Start of Materials provided
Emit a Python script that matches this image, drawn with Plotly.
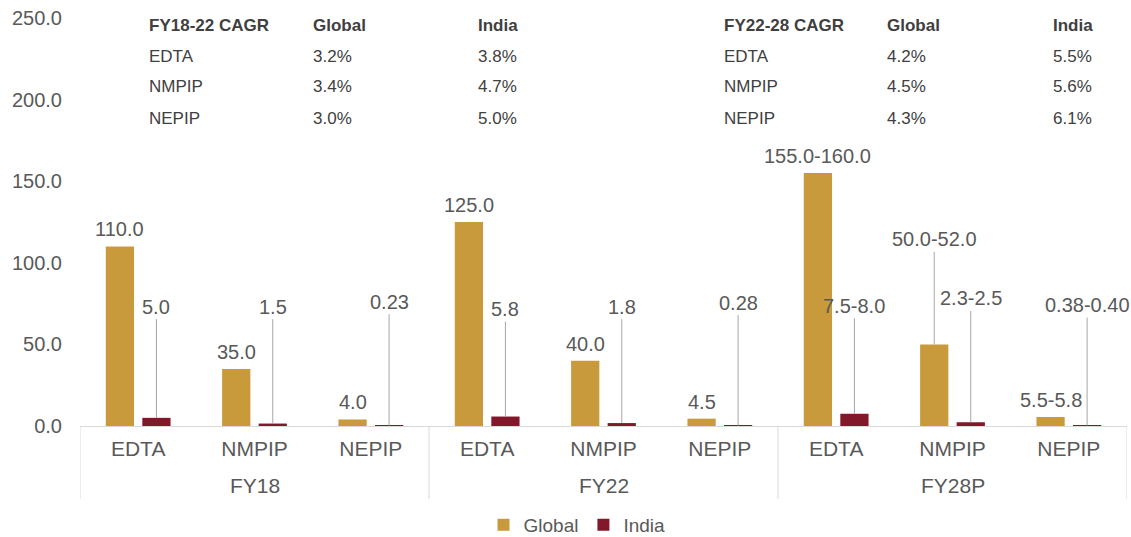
import plotly.graph_objects as go

# Market size by period and product (Global vs India)
periods = ["FY18", "FY22", "FY28P"]
products = ["EDTA", "NMPIP", "NEPIP"]
global_vals = [110.0, 35.0, 4.0, 125.0, 40.0, 4.5, 155.0, 50.0, 5.5]
india_vals = [5.0, 1.5, 0.23, 5.8, 1.8, 0.28, 7.5, 2.3, 0.38]
global_text = ["110.0", "35.0", "4.0", "125.0", "40.0", "4.5", "155.0-160.0", "50.0-52.0", "5.5-5.8"]
india_text = ["5.0", "1.5", "0.23", "5.8", "1.8", "0.28", "7.5-8.0", "2.3-2.5", "0.38-0.40"]
y_ticks = [0, 50, 100, 150, 200, 250]

# CAGR tables
cagr_rows = ["EDTA", "NMPIP", "NEPIP"]
cagr_18_22_global = ["3.2%", "3.4%", "3.0%"]
cagr_18_22_india = ["3.8%", "4.7%", "5.0%"]
cagr_22_28_global = ["4.2%", "4.5%", "4.3%"]
cagr_22_28_india = ["5.5%", "5.6%", "6.1%"]

GOLD = "#C89A3C"
MAROON = "#82192B"
TXT = "#595959"
LINE = "#D9D9D9"
FONT = "Liberation Sans, Arial, sans-serif"

W, H = 1131, 537
L, R, T, B = 80, 4, 18, 111
PW, PH = W - L - R, H - T - B

n_prod = len(products)
xpos = list(range(len(periods) * n_prod))
xlabels = products * len(periods)

fig = go.Figure()
fig.add_trace(go.Bar(name="Global", x=xpos, y=global_vals,
                     marker=dict(color=GOLD, line=dict(width=0))))
fig.add_trace(go.Bar(name="India", x=xpos, y=india_vals,
                     marker=dict(color=MAROON, line=dict(width=0))))

BARGAP, GROUPGAP = 0.372, 0.227
slot = (1 - BARGAP) / 2
off_g, off_i = -slot / 2, slot / 2

# Heights (axis units) of labels that hang on a leader line
india_label_at = [73.1, 73.1, 76.2, 71.5, 73.1, 75.6, 73.7, 78.2, 74.1]
global_leader_at = {7: 114.4}

annotations = []
shapes = []
lab_font = dict(family=FONT, size=20, color=TXT)
leader = dict(showarrow=True, arrowhead=0, arrowwidth=1, arrowcolor="#A6A6A6",
              ax=0, axref="pixel", ayref="y", standoff=0)
for i, (v, t) in enumerate(zip(global_vals, global_text)):
    if i in global_leader_at:
        annotations.append(dict(x=xpos[i] + off_g, y=v, xref="x", yref="y", text=t,
                                ay=global_leader_at[i], font=lab_font, **leader))
    else:
        annotations.append(dict(x=xpos[i] + off_g, y=v, xref="x", yref="y", text=t,
                                showarrow=False, yanchor="bottom", yshift=4,
                                font=lab_font))
for i, (v, t) in enumerate(zip(india_vals, india_text)):
    annotations.append(dict(x=xpos[i] + off_i, y=v, xref="x", yref="y", text=t,
                            ay=india_label_at[i], font=lab_font, **leader))


def py2paper(py):
    return (H - B - py) / PH


def px2paper(px):
    return (px - L) / PW


# Period labels under the product labels, with dividers between periods
for g, name in enumerate(periods):
    annotations.append(dict(x=g * n_prod + (n_prod - 1) / 2, y=py2paper(485),
                            xref="x", yref="paper", text=name, showarrow=False,
                            yanchor="middle", font=dict(family=FONT, size=21, color=TXT)))
for g in range(len(periods) + 1):
    xd = g * n_prod - 0.5
    shapes.append(dict(type="line", xref="x", yref="paper", x0=xd, x1=xd,
                       y0=0, y1=py2paper(499), line=dict(color=LINE, width=1)))


def table(x_cols, header, g_vals, i_vals):
    row_y = [25, 56, 87, 118]
    cells = [[header, "Global", "India"]] + [[r, g, iv] for r, g, iv in zip(cagr_rows, g_vals, i_vals)]
    for r, row in enumerate(cells):
        for c, txt in enumerate(row):
            annotations.append(dict(
                x=px2paper(x_cols[c]), y=py2paper(row_y[r]), xref="paper", yref="paper",
                xanchor="left", yanchor="middle",
                text=f"<b>{txt}</b>" if r == 0 else txt, showarrow=False,
                font=dict(family=FONT, size=17, color="#404040")))


table([147, 311, 476], "FY18-22 CAGR", cagr_18_22_global, cagr_18_22_india)
table([722, 885, 1051], "FY22-28 CAGR", cagr_22_28_global, cagr_22_28_india)

fig.update_layout(
    width=W, height=H,
    margin=dict(l=L, r=R, t=T, b=B, pad=0, autoexpand=False),
    paper_bgcolor="white", plot_bgcolor="white",
    barmode="group", bargap=BARGAP, bargroupgap=GROUPGAP,
    font=dict(family=FONT, color=TXT),
    showlegend=True,
    legend=dict(orientation="h", xref="container", yref="container",
                x=577 / W, y=(H - 525) / H, xanchor="center", yanchor="middle",
                font=dict(family=FONT, size=19, color=TXT), traceorder="normal",
                itemwidth=30),
    annotations=annotations,
    shapes=shapes,
    yaxis=dict(range=[0, 250], tickvals=y_ticks, tickformat=".1f", automargin=False,
               showgrid=False, zeroline=False, showline=False, ticks="",
               tickfont=dict(family=FONT, size=20, color=TXT), ticklabelstandoff=17),
    xaxis=dict(range=[-0.5, len(xpos) - 0.5], tickvals=xpos, ticktext=xlabels,
               automargin=False, showline=True, linecolor=LINE, linewidth=1,
               showgrid=False, zeroline=False, ticks="",
               tickfont=dict(family=FONT, size=21, color=TXT), ticklabelstandoff=4),
)

fig.write_html("out.html")
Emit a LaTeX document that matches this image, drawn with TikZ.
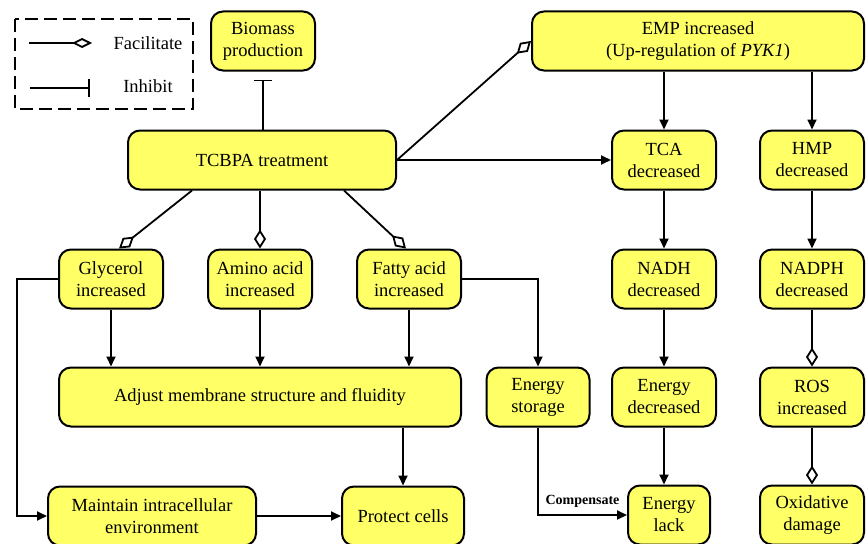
End of Materials provided
* _Short exercise_
Restate the lines of the records exactly, starting at the first and stopping after the line with "y_ticks = [0, 50, 100, 150, 200, 250]". Leave out any picture.

* _Result of the exercise_
Emit a Python script that matches this image, drawn with Plotly.
import plotly.graph_objects as go

# Market size by period and product (Global vs India)
periods = ["FY18", "FY22", "FY28P"]
products = ["EDTA", "NMPIP", "NEPIP"]
global_vals = [110.0, 35.0, 4.0, 125.0, 40.0, 4.5, 155.0, 50.0, 5.5]
india_vals = [5.0, 1.5, 0.23, 5.8, 1.8, 0.28, 7.5, 2.3, 0.38]
global_text = ["110.0", "35.0", "4.0", "125.0", "40.0", "4.5", "155.0-160.0", "50.0-52.0", "5.5-5.8"]
india_text = ["5.0", "1.5", "0.23", "5.8", "1.8", "0.28", "7.5-8.0", "2.3-2.5", "0.38-0.40"]
y_ticks = [0, 50, 100, 150, 200, 250]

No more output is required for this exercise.